Set amidst the worlds of trans-dancers, Dupuis ensures that the lights shine most brightly when Simon and Olivier are onstage. With bold colours and music, these moments are meant to be life-giving to her characters and their world. For Simon and Olivier, the stage represents the opportunity to step forth from their lives and find themselves amidst the adoration of others. Credit must be given here to Pellerin and Maritaud who absolutely sparkle onstage, bringing enthusiasm and femininity to their performances.
But Solo is more than a story of music and pomp. Instead, this is a tale about finding one’s soul when there are those around you who seek to steal it away from you. Although he lives with his sister, Simon’s career seems to be on the rise. He is confident and self-assured with an audience that pays to see him.
However, we soon begin to see cracks in the façade.
Broken by a mother who abandoned their family for the sake of her career, Simon seeks validation in what he does with the hopes of gaining her approval. By the same token, his new relationship slowly begins to drain life from his soul as infatuation slowly turns into psychological abuse. Slowly but surely, we watch as Simon disconnects from those who offer hope and healing, while leaning into others that offer nothing back. In this way, Solo shows the damage to be done when we give pieces of ourselves away for the sake of our ambitions.
There’s a certain beauty to Solo in the way that it cares for its characters. Despite its numerous musical numbers, Solo’s emphasis truly is on Simon’s well-being.

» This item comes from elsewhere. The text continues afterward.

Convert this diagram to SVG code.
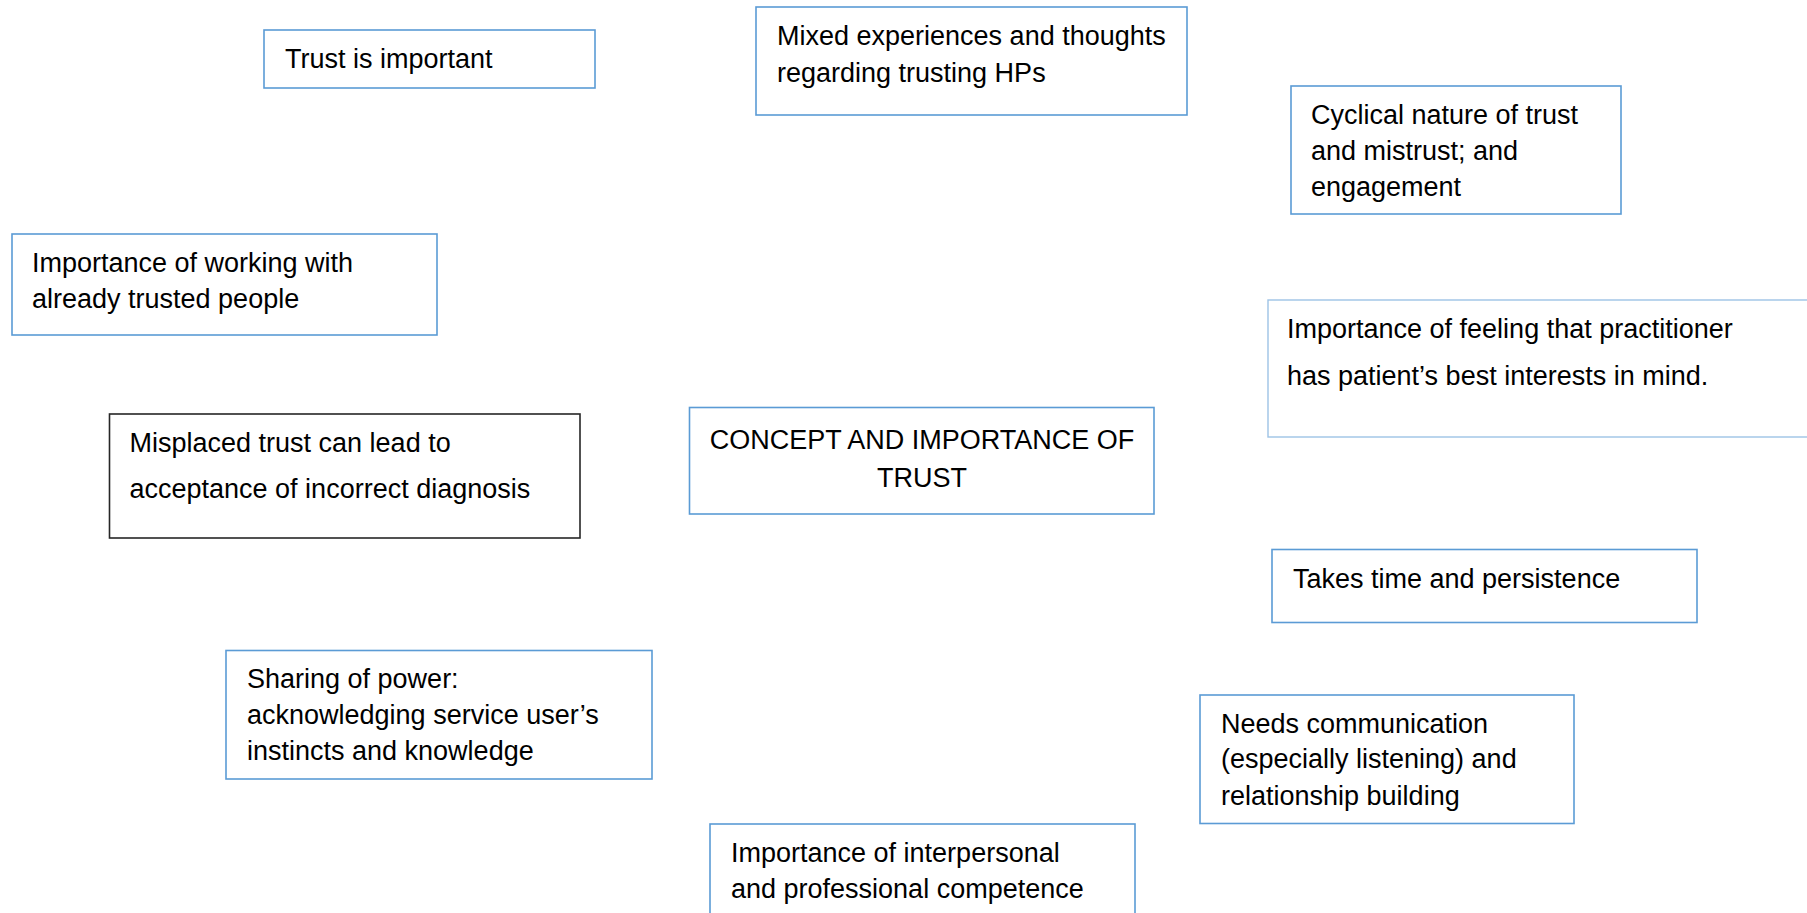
<svg xmlns="http://www.w3.org/2000/svg" width="1807" height="913" viewBox="0 0 1807 913">
<style>
.box{fill:#fff;stroke:#5B9BD5;stroke-width:1.6}
.light{fill:#fff;stroke:#9DC3E6;stroke-width:1.4}
.dark{fill:#fff;stroke:#262626;stroke-width:1.6}
text{font-family:"Liberation Sans",Arial,sans-serif;font-size:27px;fill:#000}
.c{text-anchor:middle}
</style>
<rect width="1807" height="913" fill="#fff"/>
<g id="connectors"></g>
<g id="n-trust-important">
<rect class="box" x="264" y="30" width="331" height="58"/>
<text x="285" y="68">Trust is important</text>
</g>
<g id="n-mixed">
<rect class="box" x="756" y="7" width="431" height="108"/>
<text x="777" y="45">Mixed experiences and thoughts</text>
<text x="777" y="82">regarding trusting HPs</text>
</g>
<g id="n-cyclical">
<rect class="box" x="1291" y="86" width="330" height="128"/>
<text x="1311" y="124">Cyclical nature of trust</text>
<text x="1311" y="160">and mistrust; and</text>
<text x="1311" y="196">engagement</text>
</g>
<g id="n-working">
<rect class="box" x="12" y="234" width="425" height="101"/>
<text x="32" y="272">Importance of working with</text>
<text x="32" y="307.5">already trusted people</text>
</g>
<g id="n-practitioner">
<rect class="light" x="1268" y="300" width="540" height="137"/>
<text x="1287" y="338">Importance of feeling that practitioner</text>
<text x="1287" y="385">has patient’s best interests in mind.</text>
</g>
<g id="n-misplaced">
<rect class="dark" x="109.5" y="414" width="470.5" height="124"/>
<text x="129.5" y="451.5">Misplaced trust can lead to</text>
<text x="129.5" y="497.5">acceptance of incorrect diagnosis</text>
</g>
<g id="n-concept">
<rect class="box" x="689.5" y="407.5" width="464.5" height="106.5"/>
<text class="c" x="922" y="448.5">CONCEPT AND IMPORTANCE OF</text>
<text class="c" x="922" y="487">TRUST</text>
</g>
<g id="n-takes-time">
<rect class="box" x="1272" y="549.5" width="425" height="73"/>
<text x="1293" y="588">Takes time and persistence</text>
</g>
<g id="n-sharing">
<rect class="box" x="226" y="650.5" width="426" height="128.5"/>
<text x="247" y="688">Sharing of power:</text>
<text x="247" y="723.5">acknowledging service user’s</text>
<text x="247" y="759.5">instincts and knowledge</text>
</g>
<g id="n-needs">
<rect class="box" x="1200" y="695" width="374" height="128.5"/>
<text x="1221" y="732.5">Needs communication</text>
<text x="1221" y="768">(especially listening) and</text>
<text x="1221" y="804.5">relationship building</text>
</g>
<g id="n-interpersonal">
<rect class="box" x="710" y="824" width="425" height="110"/>
<text x="731" y="862">Importance of interpersonal</text>
<text x="731" y="897.5">and professional competence</text>
</g>
</svg>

Similar to the acts that they perform, the music and make up only deflects from the emptiness that they feel when they are not on stage. Like everyone else, they are looking for answers in the world that does not always understand them—and performing provides moments of clarity that cannot be undervalued.
To step out on stage is to show themselves to the world. But it does not entirely define them.
As such, Simon’s journey toward self-discovery takes place out of the limelight as much as it does within it. There is a disconnect between his bravado as a performer and the brokenness of his soul that must be acknowledged.
As he reassembles the pieces of his heart, only then can he truly be Solo.